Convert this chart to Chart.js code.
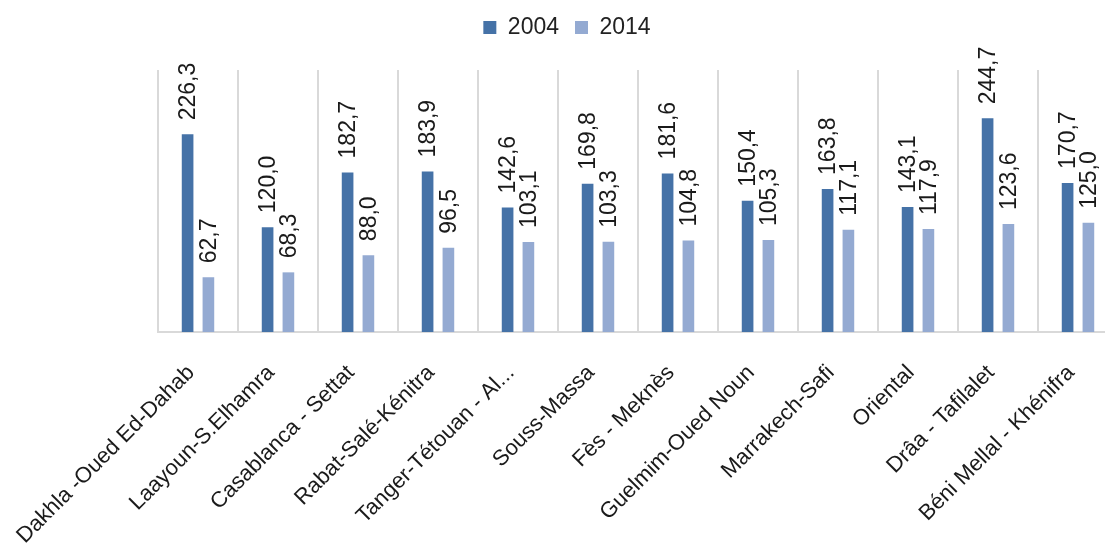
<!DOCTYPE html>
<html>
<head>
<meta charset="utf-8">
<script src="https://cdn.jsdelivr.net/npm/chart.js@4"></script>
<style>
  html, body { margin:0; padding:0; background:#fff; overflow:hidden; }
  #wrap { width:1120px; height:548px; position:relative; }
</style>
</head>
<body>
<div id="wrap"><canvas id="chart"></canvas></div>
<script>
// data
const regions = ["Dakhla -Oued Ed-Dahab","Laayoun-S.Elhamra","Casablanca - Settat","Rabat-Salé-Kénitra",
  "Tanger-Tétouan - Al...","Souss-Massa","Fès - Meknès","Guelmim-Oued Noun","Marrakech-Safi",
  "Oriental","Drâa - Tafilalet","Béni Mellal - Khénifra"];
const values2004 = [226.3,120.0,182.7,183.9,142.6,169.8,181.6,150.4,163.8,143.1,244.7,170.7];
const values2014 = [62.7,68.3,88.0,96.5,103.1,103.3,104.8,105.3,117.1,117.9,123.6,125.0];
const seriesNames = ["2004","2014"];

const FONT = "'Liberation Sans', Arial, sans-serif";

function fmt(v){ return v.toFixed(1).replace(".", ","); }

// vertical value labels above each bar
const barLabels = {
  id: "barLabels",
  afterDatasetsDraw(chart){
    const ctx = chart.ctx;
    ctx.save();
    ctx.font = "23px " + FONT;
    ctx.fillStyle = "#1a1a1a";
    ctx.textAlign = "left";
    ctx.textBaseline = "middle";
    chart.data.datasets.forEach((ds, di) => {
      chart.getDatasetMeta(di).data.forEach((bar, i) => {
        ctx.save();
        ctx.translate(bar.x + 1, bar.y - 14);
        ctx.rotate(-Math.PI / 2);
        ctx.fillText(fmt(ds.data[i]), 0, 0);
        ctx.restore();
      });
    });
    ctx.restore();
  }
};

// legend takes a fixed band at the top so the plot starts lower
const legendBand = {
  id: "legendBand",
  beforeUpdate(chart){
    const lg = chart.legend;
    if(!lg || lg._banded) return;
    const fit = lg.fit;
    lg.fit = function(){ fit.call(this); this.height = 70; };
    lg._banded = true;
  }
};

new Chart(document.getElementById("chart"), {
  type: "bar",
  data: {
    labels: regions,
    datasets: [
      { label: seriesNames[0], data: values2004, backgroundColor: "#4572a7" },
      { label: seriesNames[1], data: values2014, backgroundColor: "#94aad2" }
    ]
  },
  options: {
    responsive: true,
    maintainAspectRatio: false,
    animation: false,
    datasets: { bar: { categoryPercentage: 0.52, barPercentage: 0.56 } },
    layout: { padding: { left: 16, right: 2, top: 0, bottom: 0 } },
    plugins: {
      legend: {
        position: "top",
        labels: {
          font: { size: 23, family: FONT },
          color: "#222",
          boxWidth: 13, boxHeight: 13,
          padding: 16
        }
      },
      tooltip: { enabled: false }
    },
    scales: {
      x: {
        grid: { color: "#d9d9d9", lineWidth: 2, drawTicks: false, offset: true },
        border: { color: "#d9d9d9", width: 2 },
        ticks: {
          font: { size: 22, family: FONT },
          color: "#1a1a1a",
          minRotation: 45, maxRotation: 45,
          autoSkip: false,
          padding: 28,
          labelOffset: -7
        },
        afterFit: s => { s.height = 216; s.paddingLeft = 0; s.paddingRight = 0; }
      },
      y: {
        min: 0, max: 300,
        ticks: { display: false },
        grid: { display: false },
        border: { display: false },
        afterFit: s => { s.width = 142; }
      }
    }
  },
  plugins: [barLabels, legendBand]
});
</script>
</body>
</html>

The request
Ignore the images and quote every line of the listing exactly.

Final result
Convert this chart to Chart.js code.
<!DOCTYPE html>
<html>
<head>
<meta charset="utf-8">
<script src="https://cdn.jsdelivr.net/npm/chart.js@4"></script>
<style>
  html, body { margin:0; padding:0; background:#fff; overflow:hidden; }
  #wrap { width:1120px; height:548px; position:relative; }
</style>
</head>
<body>
<div id="wrap"><canvas id="chart"></canvas></div>
<script>
// data
const regions = ["Dakhla -Oued Ed-Dahab","Laayoun-S.Elhamra","Casablanca - Settat","Rabat-Salé-Kénitra",
  "Tanger-Tétouan - Al...","Souss-Massa","Fès - Meknès","Guelmim-Oued Noun","Marrakech-Safi",
  "Oriental","Drâa - Tafilalet","Béni Mellal - Khénifra"];
const values2004 = [226.3,120.0,182.7,183.9,142.6,169.8,181.6,150.4,163.8,143.1,244.7,170.7];
const values2014 = [62.7,68.3,88.0,96.5,103.1,103.3,104.8,105.3,117.1,117.9,123.6,125.0];
const seriesNames = ["2004","2014"];

const FONT = "'Liberation Sans', Arial, sans-serif";

function fmt(v){ return v.toFixed(1).replace(".", ","); }

// vertical value labels above each bar
const barLabels = {
  id: "barLabels",
  afterDatasetsDraw(chart){
    const ctx = chart.ctx;
    ctx.save();
    ctx.font = "23px " + FONT;
    ctx.fillStyle = "#1a1a1a";
    ctx.textAlign = "left";
    ctx.textBaseline = "middle";
    chart.data.datasets.forEach((ds, di) => {
      chart.getDatasetMeta(di).data.forEach((bar, i) => {
        ctx.save();
        ctx.translate(bar.x + 1, bar.y - 14);
        ctx.rotate(-Math.PI / 2);
        ctx.fillText(fmt(ds.data[i]), 0, 0);
        ctx.restore();
      });
    });
    ctx.restore();
  }
};

// legend takes a fixed band at the top so the plot starts lower
const legendBand = {
  id: "legendBand",
  beforeUpdate(chart){
    const lg = chart.legend;
    if(!lg || lg._banded) return;
    const fit = lg.fit;
    lg.fit = function(){ fit.call(this); this.height = 70; };
    lg._banded = true;
  }
};

new Chart(document.getElementById("chart"), {
  type: "bar",
  data: {
    labels: regions,
    datasets: [
      { label: seriesNames[0], data: values2004, backgroundColor: "#4572a7" },
      { label: seriesNames[1], data: values2014, backgroundColor: "#94aad2" }
    ]
  },
  options: {
    responsive: true,
    maintainAspectRatio: false,
    animation: false,
    datasets: { bar: { categoryPercentage: 0.52, barPercentage: 0.56 } },
    layout: { padding: { left: 16, right: 2, top: 0, bottom: 0 } },
    plugins: {
      legend: {
        position: "top",
        labels: {
          font: { size: 23, family: FONT },
          color: "#222",
          boxWidth: 13, boxHeight: 13,
          padding: 16
        }
      },
      tooltip: { enabled: false }
    },
    scales: {
      x: {
        grid: { color: "#d9d9d9", lineWidth: 2, drawTicks: false, offset: true },
        border: { color: "#d9d9d9", width: 2 },
        ticks: {
          font: { size: 22, family: FONT },
          color: "#1a1a1a",
          minRotation: 45, maxRotation: 45,
          autoSkip: false,
          padding: 28,
          labelOffset: -7
        },
        afterFit: s => { s.height = 216; s.paddingLeft = 0; s.paddingRight = 0; }
      },
      y: {
        min: 0, max: 300,
        ticks: { display: false },
        grid: { display: false },
        border: { display: false },
        afterFit: s => { s.width = 142; }
      }
    }
  },
  plugins: [barLabels, legendBand]
});
</script>
</body>
</html>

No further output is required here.